Millions of Americans want to do more than that. They want to know how they can make a positive contribution. In any war, of course, the civilian must fortify himself with a large degree of patience. He must be prepared to accept the orders that come from above and do his share to the best of his ability. Through planning from the top it will be possible to achieve standardization of clothing and shoes which will mean tremendous savings. The pattern was set in 1918 by Bernard M. Baruch’s War Industries Board.
While thus far little more than a beginning has been made, we must expect to see standardization extended very rapidly. As was done in the fall of 1918, colors of shoes can be limited and the introduction of new lasts stopped. Shoes can be reduced to standard classes which the trade, as in 1918, can agree to sell at the prices stamped on each shoe. The savings here are obvious. In 1918 one tanner who had been turning out leather in eighty-one colors and shades was able to simplify his plant to produce only three colors and thereby was saved the necessity of carrying in stock raw hides and leather to the value of many thousands of dollars.
Similar savings can be effected in the clothing industry. A limitation on the length of sack coats and the length and sweep of overcoats, as was imposed in 1918, will mean a substantial reduction in the use of wool. An arbitrary cut in the number of models of suits each season will not only save wool yardage but will reduce the number of trunks carried by traveling salesmen. The standardization schedule for the women’s garment industry, adopted in the fall of 1918, was estimated to mean savings of 20 to 25 per cent in yardage. Standardization of colors, together with certain restrictions in styles of sweaters and other knitted articles, released 33 per cent of the wool in that industry.

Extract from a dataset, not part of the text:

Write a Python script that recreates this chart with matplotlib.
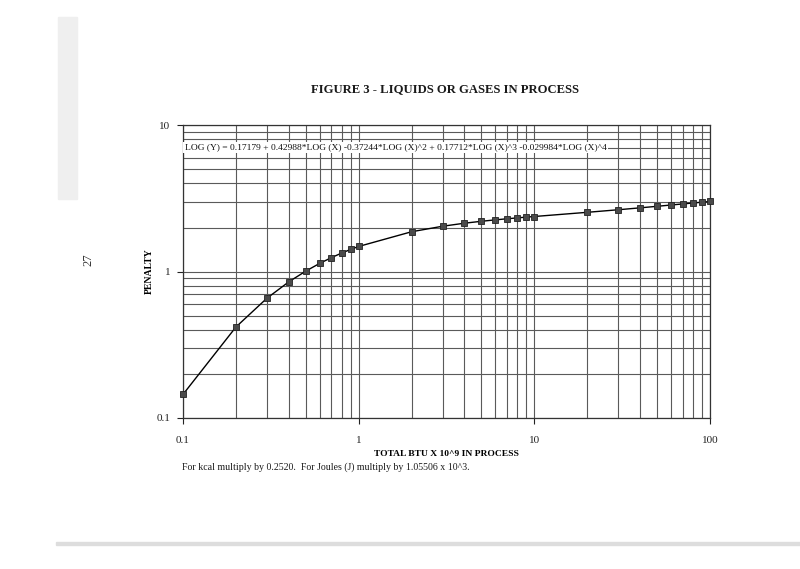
import numpy as np
import matplotlib.pyplot as plt
from matplotlib.patches import Rectangle

# total BTU x 10^9 and penalty
btu = [0.1, 0.2, 0.3, 0.4, 0.5, 0.6, 0.7, 0.8, 0.9, 1,
       2, 3, 4, 5, 6, 7, 8, 9, 10,
       20, 30, 40, 50, 60, 70, 80, 90, 100]
penalty = [0.145, 0.418, 0.657, 0.851, 1.008, 1.138, 1.246, 1.338, 1.417, 1.485,
           1.871, 2.040, 2.140, 2.206, 2.256, 2.295, 2.327, 2.355, 2.378,
           2.540, 2.644, 2.725, 2.792, 2.849, 2.898, 2.941, 2.979, 3.011]

title = 'FIGURE 3 - LIQUIDS OR GASES IN PROCESS'
equation = ('LOG (Y) = 0.17179 + 0.42988*LOG (X) -0.37244*LOG (X)^2 + '
            '0.17712*LOG (X)^3 -0.029984*LOG (X)^4')
note = 'For kcal multiply by 0.2520.  For Joules (J) multiply by 1.05506 x 10^3.'

plt.rcParams['font.family'] = ['Liberation Serif', 'DejaVu Serif']

fig = plt.figure(figsize=(8, 5.69), dpi=100)
ax = fig.add_axes([0.2288, 0.2654, 0.6587, 0.5146])

ax.plot(btu, penalty, color='black', lw=1.0, marker='s', ms=4.5,
        mfc='#4a4a4a', mec='#222222', mew=0.6, clip_on=False, zorder=5)
ax.set_xscale('log')
ax.set_yscale('log')
ax.set_xlim(0.1, 100)
ax.set_ylim(0.1, 10)

ax.set_xticks([0.1, 1, 10, 100])
ax.set_xticklabels(['0.1', '1', '10', '100'])
ax.set_yticks([0.1, 1, 10])
ax.set_yticklabels(['0.1', '1', '10'])
ax.minorticks_off()
grid_col = '#5a5a5a'
ax.grid(True, which='major', color=grid_col, lw=0.8)
# 2..9 lines inside each decade
for d in [0.1, 1, 10]:
    for k in range(2, 10):
        ax.axvline(d * k, color=grid_col, lw=0.8, zorder=0.5)
for d in [0.1, 1]:
    for k in range(2, 10):
        ax.axhline(d * k, color=grid_col, lw=0.8, zorder=0.5)
ax.set_axisbelow(True)
ax.tick_params(axis='both', which='major', direction='out', length=4,
               width=0.8, labelsize=8, colors='#222222')
ax.tick_params(axis='x', pad=9)
ax.tick_params(axis='y', pad=5)
for s in ax.spines.values():
    s.set_color('#333333')
    s.set_linewidth(0.9)

ax.text(0.003, 0.925, equation, transform=ax.transAxes, fontsize=6.8,
        va='center', ha='left', color='#111111',
        bbox=dict(facecolor='white', edgecolor='none', pad=1.0))

ax.set_ylabel('PENALTY', fontsize=7.0, fontweight='bold', labelpad=0)
ax.yaxis.set_label_coords(-0.055, 0.5)
ax.set_xlabel('TOTAL BTU X 10^9 IN PROCESS', fontsize=6.8, fontweight='bold')
ax.xaxis.set_label_coords(0.5, -0.11)

fig.text(0.556, 0.843, title, ha='center', va='center', fontsize=9.1,
         fontweight='bold', color='#1a1a1a')
fig.text(0.228, 0.179, note, ha='left', va='center', fontsize=7.1,
         color='#1a1a1a')
fig.text(0.111, 0.543, '27', ha='center', va='center', fontsize=9,
         rotation=90, color='#333333')

# scanner marks
fig.patches.append(Rectangle((0.072, 0.65), 0.024, 0.32, transform=fig.transFigure,
                             color='#efefef', zorder=0))
fig.patches.append(Rectangle((0.07, 0.042), 0.93, 0.005, transform=fig.transFigure,
                             color='#dddddd', zorder=0))

fig.savefig('out.png', dpi=100)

At the end of this year we are likely to look different than we look today. Less glossy, perhaps; perhaps more comfortable. The last war did away with the old steel-ribbed corset. If the rubber shortage persists, its modern counterpart, the lastex girdle, may follow it into the discard. Hatmakers will of necessity find substitutes for wool felt. The economies of the average American family which wall go so far toward alleviating material shortages will also make it possible to buy defense bonds and pay the higher taxes that 1942 is certain to bring.
On each and every one of us will fall part of the responsibility for seeing that wartime restrictions work. Ours is a democratic, a voluntary, society. The rubber-rationing order is being carried out by local rationing committees. Other restrictions will be self-administered in thousands of American communities. Pull and influence have far less opportunity of operation among neighbors.
All this implies a drawing together of Americans in a common purpose. The trend of modem life has been to shatter us into lonely fragments, and now the war has reversed that trend. Under normal circumstances each man has been interested in his salary or his profit, and the slight bonds that have linked him to our society have been chiefly those with others with the same profit motive. Outside his company or his office, possibly, in older communities, his neighborhood, the world has ended and he has been a stranger with the only link the impersonal one of the newspaper or the radio. Now he must feel with a sense of welcome participation that he is part of something bigger, part of a tremendous common effort. This is the cement that welds our society together and it will be no less essential in the critical postwar adjustment, after victory and peace have come, than it is today in the midst of the most far-reaching conflict the world has ever seen.